The current Iran conflict—details of which remain closely guarded by the administration—has proven particularly divisive because it cuts against the non-interventionist strain that Trump himself championed during his initial rise to power. His 2016 campaign featured sustained attacks on "endless wars" in the Middle East, a message that resonated with voters exhausted by two decades of inconclusive military campaigns.

Carlson's opposition draws on precisely this tradition. His critique suggests that the president has abandoned core principles that made him attractive to voters skeptical of foreign entanglements—a betrayal that apparently weighs heavily enough on Carlson to prompt public contrition for his earlier cheerleading.

The apology also arrives at a moment when conservative media's influence over Republican politics faces new scrutiny. For years, the relationship between right-wing commentators and elected officials operated as a feedback loop, with media figures amplifying and sometimes directing party positions. Carlson's break suggests that loop may be weakening, or at least becoming more contested.

Broader Implications

Whether Carlson's statement represents genuine remorse or tactical repositioning remains open to interpretation. The commentator has built his career on provocative statements and willingness to challenge conventional wisdom—traits that serve him well in an attention economy but complicate assessments of sincerity.

What seems less ambiguous is the significance of the moment for conservative movement politics. When major media figures publicly repudiate their support for a sitting Republican president over questions of war and peace, it signals fractures that extend beyond personality conflicts into fundamental questions about American power and purpose.

The Iran war has already generated unusual political alignments, with some progressive anti-war activists finding common cause with nationalist conservatives who oppose intervention. These coalitions remain fragile and ideologically incoherent, but they suggest the traditional left-right framework may inadequately capture emerging fault lines in American politics.

For Trump, Carlson's defection represents both a symbolic and practical challenge. The president has long relied on sympathetic media coverage to maintain support among his base, particularly during controversies. Losing a figure as prominent as Carlson—and having that loss framed as a moral reckoning—complicates the administration's ability to control the narrative around its Iran policy.

Historical Echoes

The episode carries echoes of earlier conservative reckonings with presidential overreach. William F. Buckley's eventual break with Richard Nixon over Watergate, though it came late, helped legitimize conservative criticism of a Republican president. More recently, some Tea Party figures who initially supported George W. Bush later expressed regret over their backing of the Iraq War and expansion of executive power.

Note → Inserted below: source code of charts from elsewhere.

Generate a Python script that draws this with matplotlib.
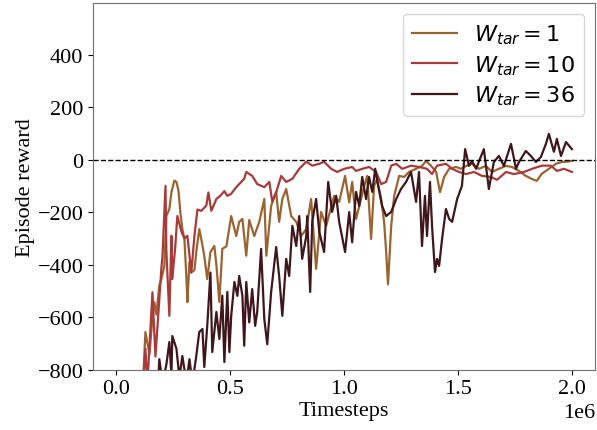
import numpy as np
import matplotlib
matplotlib.use("Agg")
import matplotlib.pyplot as plt

plt.rcParams['font.family'] = ['Liberation Serif', 'DejaVu Serif']
plt.rcParams['font.size'] = 16

# timesteps in millions, rewards
steps_w10 = [0.116, 0.129, 0.138, 0.160, 0.173, 0.182, 0.199, 0.204, 0.217, 0.221,
             0.234, 0.243, 0.247, 0.260, 0.269, 0.287, 0.300, 0.313, 0.330, 0.344,
             0.357, 0.374, 0.396, 0.405, 0.418, 0.440, 0.457, 0.475, 0.488, 0.505,
             0.527, 0.549, 0.562, 0.571, 0.597, 0.619, 0.650, 0.672, 0.685, 0.702,
             0.724, 0.746, 0.773, 0.803, 0.834, 0.860, 0.891, 0.912, 0.943, 0.969,
             1.000, 1.035, 1.052, 1.079, 1.109, 1.140, 1.162, 1.184, 1.206, 1.228,
             1.254, 1.293, 1.328, 1.363, 1.385, 1.407, 1.446, 1.473, 1.503, 1.534,
             1.569, 1.604, 1.643, 1.670, 1.709, 1.744, 1.788, 1.823, 1.866, 1.906,
             1.932, 1.963, 1.998]
reward_w10 = [-900, -720, -850, -505, -750, -635, -415, -365, -100, -350,
              -595, -290, -455, -330, -215, -275, -300, -290, -430, -290,
              -190, -195, -175, -125, -195, -150, -138, -120, -138, -130,
              -105, -85, -73, -47, -62, -93, -105, -85, -160, -125,
              -62, -85, -73, -35, -8, -23, -16, -8, -35, -47,
              -35, -28, -43, -35, -28, -47, -93, -85, -23, -16,
              -35, -23, -28, -35, -55, -23, -16, -35, -47, -55,
              -47, -62, -66, -77, -47, -55, -47, -35, -23, -23,
              -43, -35, -47]

steps_w1 = [0.116, 0.129, 0.147, 0.160, 0.168, 0.177, 0.190, 0.199, 0.212, 0.221,
            0.234, 0.243, 0.256, 0.265, 0.274, 0.282, 0.291, 0.300, 0.309, 0.313,
            0.322, 0.330, 0.344, 0.352, 0.365, 0.374, 0.387, 0.400, 0.414, 0.431,
            0.440, 0.453, 0.466, 0.484, 0.505, 0.527, 0.540, 0.554, 0.571, 0.584,
            0.606, 0.628, 0.650, 0.659, 0.680, 0.702, 0.715, 0.729, 0.746, 0.768,
            0.790, 0.812, 0.834, 0.855, 0.877, 0.899, 0.921, 0.956, 0.978, 1.004,
            1.022, 1.035, 1.052, 1.074, 1.088, 1.101, 1.118, 1.131, 1.144, 1.162,
            1.175, 1.184, 1.192, 1.206, 1.219, 1.241, 1.263, 1.284, 1.315, 1.341,
            1.359, 1.381, 1.403, 1.420, 1.438, 1.460, 1.490, 1.512, 1.534, 1.560,
            1.591, 1.621, 1.648, 1.678, 1.709, 1.735, 1.766, 1.796, 1.823, 1.844,
            1.866, 1.897, 1.928, 1.954, 1.976, 1.998]
reward_w1 = [-900, -657, -740, -600, -543, -590, -480, -455, -405, -215,
             -188, -124, -80, -85, -118, -200, -265, -302, -455, -543,
             -390, -430, -420, -352, -265, -302, -367, -455, -352, -329,
             -400, -542, -340, -330, -215, -291, -237, -226, -366, -230,
             -291, -237, -150, -366, -176, -123, -237, -150, -112, -215,
             -237, -291, -264, -150, -416, -199, -253, -138, -161, -62,
             -163, -85, -226, -150, -100, -62, -302, -100, -74, -150,
             -237, -352, -475, -253, -138, -62, -66, -47, -35, -24,
             -5, -24, -47, -124, -66, -35, -28, -35, -24, -16,
             -35, -24, -47, -35, -24, -28, -43, -62, -74, -81,
             -54, -35, -16, -9, -8, -5]

steps_w36 = [0.182, 0.190, 0.204, 0.221, 0.234, 0.243, 0.247, 0.265, 0.278, 0.291,
             0.309, 0.322, 0.335, 0.352, 0.365, 0.379, 0.387, 0.400, 0.414, 0.422,
             0.440, 0.453, 0.466, 0.475, 0.488, 0.497, 0.505, 0.519, 0.532, 0.540,
             0.554, 0.562, 0.571, 0.584, 0.597, 0.610, 0.619, 0.636, 0.650, 0.663,
             0.680, 0.702, 0.715, 0.729, 0.746, 0.759, 0.773, 0.790, 0.803, 0.816,
             0.834, 0.838, 0.851, 0.860, 0.877, 0.891, 0.912, 0.930, 0.947, 0.965,
             0.978, 1.004, 1.022, 1.035, 1.052, 1.066, 1.079, 1.096, 1.109, 1.123,
             1.136, 1.149, 1.166, 1.184, 1.206, 1.228, 1.249, 1.271, 1.293, 1.315,
             1.328, 1.341, 1.354, 1.363, 1.376, 1.385, 1.398, 1.407, 1.416, 1.429,
             1.446, 1.460, 1.473, 1.495, 1.516, 1.530, 1.547, 1.560, 1.578, 1.612,
             1.634, 1.656, 1.678, 1.700, 1.731, 1.753, 1.766, 1.796, 1.818, 1.840,
             1.862, 1.884, 1.897, 1.919, 1.932, 1.950, 1.972, 1.998]
reward_w36 = [-900, -760, -850, -780, -695, -820, -672, -720, -830, -748,
              -850, -760, -850, -748, -657, -645, -790, -633, -430, -733,
              -580, -683, -518, -771, -504, -733, -595, -466, -519, -443,
              -518, -709, -466, -620, -493, -633, -580, -340, -607, -703,
              -504, -333, -443, -595, -378, -443, -252, -329, -215, -378,
              -291, -215, -504, -237, -150, -275, -352, -85, -199, -138,
              -237, -352, -200, -315, -123, -176, -66, -150, -66, -123,
              -35, -100, -176, -215, -199, -150, -112, -85, -47, -161,
              -47, -329, -138, -291, -85, -253, -428, -378, -405, -302,
              -188, -226, -237, -150, -100, 40, -24, -5, -35, 40,
              -112, -9, 14, -24, 60, -35, -9, 33, 14, -9,
              10, 60, 98, 30, 79, 14, 67, 40]

labels = ['$W_{tar} = 1$', '$W_{tar} = 10$', '$W_{tar} = 36$']
colors = ['#9a6330', '#a83a3a', '#3f161a']

fig = plt.figure(figsize=(5.97, 4.31), dpi=100)
ax = fig.add_axes([0.156, 0.140, 0.841, 0.851])

series = [(steps_w1, reward_w1), (steps_w10, reward_w10), (steps_w36, reward_w36)]
for (s, r), lab, c in zip(series, labels, colors):
    ax.plot(np.array(s) * 1e6, r, color=c, lw=1.6, label=lab)

ax.axhline(0, color='black', ls='--', lw=1)

ax.set_xlim(-0.1e6, 2.1e6)
ax.set_ylim(-800, 597)
ax.set_yticks([-800, -600, -400, -200, 0, 200, 400])
ax.set_xlabel('Timesteps', labelpad=2)
ax.set_ylabel('Episode reward', labelpad=2)
ax.xaxis.get_offset_text().set_family('Liberation Serif')
ax.xaxis.get_offset_text().set_size(16)
for sp in ax.spines.values():
    sp.set_color('#707070')

leg = ax.legend(loc='upper right', prop={'family': 'DejaVu Sans', 'size': 16},
                handlelength=2.0, borderpad=0.4, labelspacing=0.3)

fig.savefig('out.png', dpi=100)
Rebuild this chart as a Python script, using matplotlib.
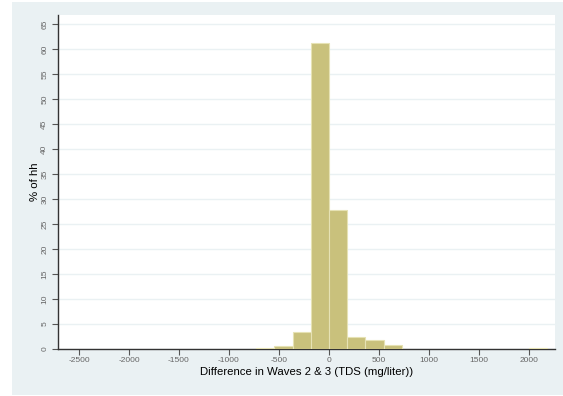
import matplotlib.pyplot as plt
from matplotlib.patches import Rectangle

plt.rcParams['font.family'] = ['Liberation Sans', 'DejaVu Sans']

# histogram bins (width in mg/liter) and percent of households per bin
bin_width = 182
bin_start = [-4, -3, -2, -1, 0, 1, 2, 3, 11]   # bin index, left edge = index * width
pct_hh = [0.2, 0.6, 3.4, 61.3, 27.9, 2.5, 1.8, 0.8, 0.15]

x_ticks = [-2500, -2000, -1500, -1000, -500, 0, 500, 1000, 1500, 2000]
y_ticks = list(range(0, 70, 5))

fig = plt.figure(figsize=(5.63, 3.96), dpi=100, facecolor="white")
fig.patches.append(Rectangle((12 / 563, 1 - 395 / 396), 1, 393 / 396,
                             transform=fig.transFigure, facecolor="#eaf1f3",
                             edgecolor="none", zorder=-10))

ax = fig.add_axes([58 / 563, 1 - 349 / 396, (555 - 58) / 563, (349 - 15) / 396])
ax.set_facecolor("white")

lefts = [k * bin_width for k in bin_start]
ax.bar(lefts, pct_hh, width=bin_width, align="edge", color="#c9c17c",
       edgecolor="#e6e2b4", linewidth=0.8, zorder=3)

ax.set_xlim(-2710, 2260)
ax.set_ylim(0, 66.8)
ax.set_xticks(x_ticks)
ax.set_yticks(y_ticks)
ax.set_xticklabels([str(t) for t in x_ticks], fontsize=6, color="#666666")
ax.set_yticklabels([str(t) for t in y_ticks], fontsize=6, color="#666666",
                   rotation=90, va="center")
ax.tick_params(axis="both", direction="out", length=4, width=0.8, color="#555555")
ax.tick_params(axis="x", pad=2)
ax.tick_params(axis="y", pad=3)

ax.grid(axis="y", color="#eaf1f3", linewidth=1.0, zorder=0)
for side in ["top", "right"]:
    ax.spines[side].set_visible(False)
for side in ["left", "bottom"]:
    ax.spines[side].set_color("#333333")
    ax.spines[side].set_linewidth(1.0)

ax.set_xlabel("Difference in Waves 2 & 3 (TDS (mg/liter))", fontsize=8.2, labelpad=2)
ax.set_ylabel("% of hh", fontsize=8.2, labelpad=1)

plt.savefig("out.png", dpi=100, facecolor=fig.get_facecolor())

Whether Carlson's apology will carry similar weight depends partly on how the Iran situation evolves and partly on whether other conservative voices follow his lead. So far, much of the right-wing media apparatus remains loyal to Trump, suggesting Carlson may be an outlier rather than a harbinger of broader defection.

The commentator's statement also raises questions about accountability in political media. Apologies from major figures remain rare enough to generate headlines, but whether they translate into meaningful changes in how information is presented to audiences remains uncertain. The incentive structures that reward partisan loyalty and provocative content persist regardless of individual expressions of regret.

As the Iran conflict continues, Carlson's position—and the response it generates—may offer clues about the durability of Trump's coalition and the evolution of conservative foreign policy thinking. For now, it stands as a remarkable moment of public self-criticism from a figure not known for such admissions, delivered at a time when the costs of military intervention are becoming impossible to ignore.